Bricolage Academy is a good example with its innovation room.

“The innovation room is a classroom where kids learn creativity and creative problem solving,” explains founder and school leader, Josh Densen.

“In the schools we grew up in, for the most part, there was the school factory —  kids in rows, a teacher in the center and everybody all on the same point. All at the same time.  Same thing.  Like, compliance was the name of the game,” Densen adds.

Densen believes schools should do more than prepare kids to follow orders. “We are trying to create kids who will be innovators.”

Student at Bricolage Academy in New Orleans. (WGNO)
Student at Bricolage Academy in New Orleans. (WGNO)

Densen took a WGNO News crew into a second-grade classroom. That day the students were learning about creative problem-solving using cardboard.  Every child was working with the same size cardboard, but nearly everyone was working on something different and creating something different.

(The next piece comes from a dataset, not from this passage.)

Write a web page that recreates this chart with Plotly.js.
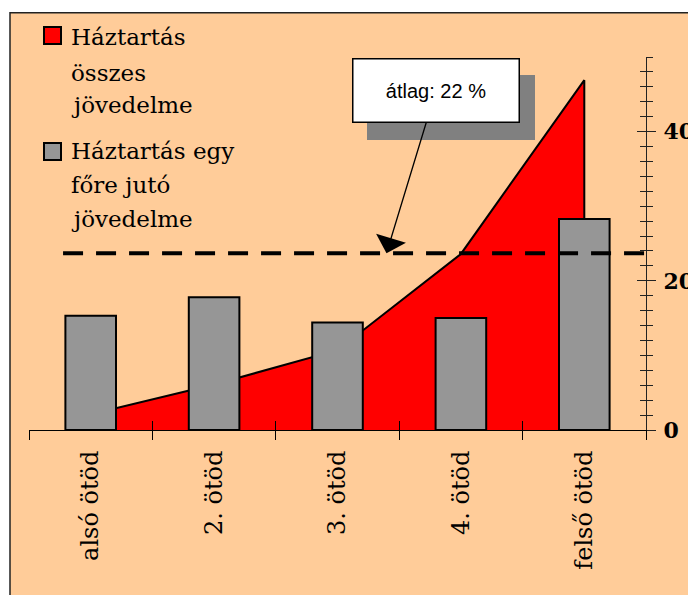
<!DOCTYPE html>
<html>
<head>
<meta charset="utf-8">
<script src="https://cdn.plot.ly/plotly-3.0.1.min.js"></script>
<style>
  html, body { margin: 0; padding: 0; background: #ffffff; }
  #chart { width: 688px; height: 595px; }
</style>
</head>
<body>
<div id="chart"></div>
<script>
// ---- data ----
const categories = ['alsó ötöd', '2. ötöd', '3. ötöd', '4. ötöd', 'felső ötöd'];
const totalIncome = [2.1, 6.1, 10.7, 23.6, 46.9];        // Háztartás összes jövedelme
const perCapitaIncome = [15.3, 17.8, 14.4, 15.0, 28.3];  // Háztartás egy főre jutó jövedelme
const averageValue = [23.7];
const averageLabel = 'átlag: 22 %';
const yTickVals = [0, 20, 40];
const yTickText = ['0', '20', '40'];
const seriesNames = ['Háztartás összes jövedelme', 'Háztartás egy főre jutó jövedelme'];
const legendLines = [['Háztartás', 'összes', 'jövedelme'], ['Háztartás egy', 'főre jutó', 'jövedelme']];
const seriesColors = ['#FF0000', '#969696'];

// ---- derived positions ----
const idx = categories.map((_, i) => i);
const boundaries = [-0.5].concat(idx.map(i => i + 0.5));
const xMin = -0.5, xMax = categories.length - 0.5;

const areaTrace = {
  type: 'scatter', mode: 'lines', name: seriesNames[0],
  x: [idx[0]].concat(idx, [idx[idx.length - 1]]),
  y: [0].concat(totalIncome, [0]),
  fill: 'toself', fillcolor: seriesColors[0],
  line: { color: '#000000', width: 2 },
  xaxis: 'x', yaxis: 'y', showlegend: false, hoverinfo: 'skip'
};

const barTrace = {
  type: 'bar', name: seriesNames[1],
  x: idx, y: perCapitaIncome, width: 0.41,
  marker: { color: seriesColors[1], line: { color: '#000000', width: 2 } },
  xaxis: 'x2', yaxis: 'y2', showlegend: false, hoverinfo: 'skip'
};

const avgTrace = {
  type: 'scatter', mode: 'lines', name: averageLabel,
  x: [-0.224, xMax],
  y: [averageValue[0], averageValue[0]],
  line: { color: '#000000', width: 4, dash: '20px,13px' },
  xaxis: 'x2', yaxis: 'y2', showlegend: false, hoverinfo: 'skip', cliponaxis: false
};

const serif = 'DejaVu Serif';
const legendFont = { family: serif, size: 23, color: '#000000' };

// manual legend (coordinates in paper units of the plot area)
const plotL = 29, plotW = 617, plotB = 430, plotH = 373;
const px = v => (v - plotL) / plotW;
const py = v => (plotB - v) / plotH;

const annotations = [];
const legendCenters = [[37, 72.7, 105.3], [151.3, 185.3, 218.7]];
const squareCenters = [36, 151];
legendLines.forEach((lines, s) => {
  annotations.push({
    xref: 'paper', yref: 'paper', x: px(52.5), y: py(squareCenters[s]),
    xanchor: 'center', yanchor: 'middle', text: ' ', showarrow: false,
    width: 13, height: 13, borderpad: 1, borderwidth: 2,
    bgcolor: seriesColors[s], bordercolor: '#000000', font: { size: 10 }
  });
  lines.forEach((t, k) => {
    annotations.push({
      xref: 'paper', yref: 'paper', x: px(69), y: py(legendCenters[s][k]),
      xanchor: 'left', yanchor: 'middle', text: t, showarrow: false,
      font: legendFont
    });
  });
});

// average label with drop shadow
const tipX = 2.397;
annotations.push({
  xref: 'x2', yref: 'y2', x: tipX, y: averageValue[0],
  text: ' ', showarrow: true, arrowcolor: 'rgba(0,0,0,0)', arrowwidth: 0.1,
  ax: 65, ay: -146, width: 166, height: 63, borderpad: 1, borderwidth: 0,
  bgcolor: '#808080', font: { size: 10 }
});
annotations.push({
  xref: 'x2', yref: 'y2', x: tipX, y: averageValue[0],
  text: averageLabel, showarrow: true, arrowhead: 1, arrowsize: 4, arrowwidth: 1.3,
  arrowcolor: '#000000',
  ax: 49.5, ay: -162.7, width: 163, height: 60, borderpad: 1, borderwidth: 1.5,
  bgcolor: '#ffffff', bordercolor: '#000000',
  font: { family: 'Liberation Sans, Arial, sans-serif', size: 20, color: '#000000' }
});

const layout = {
  width: 688, height: 595,
  margin: { l: plotL, r: 688 - plotL - plotW, t: plotB - plotH, b: 595 - plotB, pad: 0 },
  paper_bgcolor: '#ffffff',
  plot_bgcolor: 'rgba(0,0,0,0)',
  font: { family: serif },
  showlegend: false,
  barmode: 'overlay',
  xaxis: {
    range: [xMin, xMax], tickmode: 'array', tickvals: idx, ticktext: categories,
    tickangle: -90, ticks: 'outside', ticklen: 10, tickcolor: 'rgba(0,0,0,0)',
    tickfont: { family: serif, size: 24, color: '#000000' },
    showline: true, linecolor: '#000000', linewidth: 1,
    showgrid: false, zeroline: false, layer: 'above traces', fixedrange: true,
    minor: { tickmode: 'array', tickvals: boundaries, ticks: 'outside', ticklen: 9,
             tickcolor: '#000000', tickwidth: 1, showgrid: false }
  },
  xaxis2: {
    overlaying: 'x', range: [xMin, xMax], tickmode: 'array', tickvals: boundaries,
    ticks: 'inside', ticklen: 9, tickcolor: '#000000', tickwidth: 1,
    showticklabels: false, showline: false, showgrid: false, zeroline: false,
    layer: 'above traces', fixedrange: true
  },
  yaxis: {
    side: 'right', range: [0, 50], tickmode: 'array', tickvals: yTickVals, ticktext: yTickText,
    ticks: 'outside', ticklen: 9, tickcolor: '#222222', tickwidth: 1, ticklabelstandoff: 3,
    tickfont: { family: serif, size: 22, color: '#000000', weight: 'bold' },
    showline: true, linecolor: '#222222', linewidth: 1,
    showgrid: false, zeroline: false, layer: 'above traces', fixedrange: true,
    minor: { tick0: 0, dtick: 2, ticks: 'outside', ticklen: 6, tickcolor: '#222222',
             tickwidth: 1, showgrid: false }
  },
  yaxis2: {
    overlaying: 'y', side: 'right', range: [0, 50], tickmode: 'array', tickvals: yTickVals,
    ticks: 'inside', ticklen: 9, tickcolor: '#222222', tickwidth: 1,
    showticklabels: false, showline: false, showgrid: false, zeroline: false,
    layer: 'above traces', fixedrange: true,
    minor: { tick0: 0, dtick: 2, ticks: 'inside', ticklen: 6, tickcolor: '#222222',
             tickwidth: 1, showgrid: false }
  },
  shapes: [{
    type: 'rect', xref: 'paper', yref: 'paper', layer: 'below',
    x0: px(10), x1: 1.3, y0: -0.6, y1: py(12.7),
    fillcolor: '#FFCC99', line: { color: '#222222', width: 1.5 }
  }],
  annotations: annotations
};

Plotly.newPlot('chart', [areaTrace, barTrace, avgTrace], layout, { staticPlot: true, displayModeBar: false });
</script>
</body>
</html>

“That idea that your creativity can be developed, can be harnessed and can be improved over time is central to what we are doing at Bricolage,” Densen says.

“You can do math worksheets until the cow comes home. And still never really understand what’s going on in the language of mathematics.

“So when you see a teacher working one-on-one with a student on an assessment,  and they are asking them to turn the six tiles into ten, and they grab four instantly, that’s a student than understands at a level that is far deeper than on a level that is just 6 plus 10,” Densen explains.

Densen admits that not every school should be doing what Bricolage Academy does, but he thinks parents should have options when it comes to their child’s education.

“School can’t just be for academic achievement.  Academic achievement is an important part of the school experience, but we are trying to create students. I think everybody should be trying to develop students to fulfill their unique greatness.  And to be the bright lights that they are, right?” Densen adds.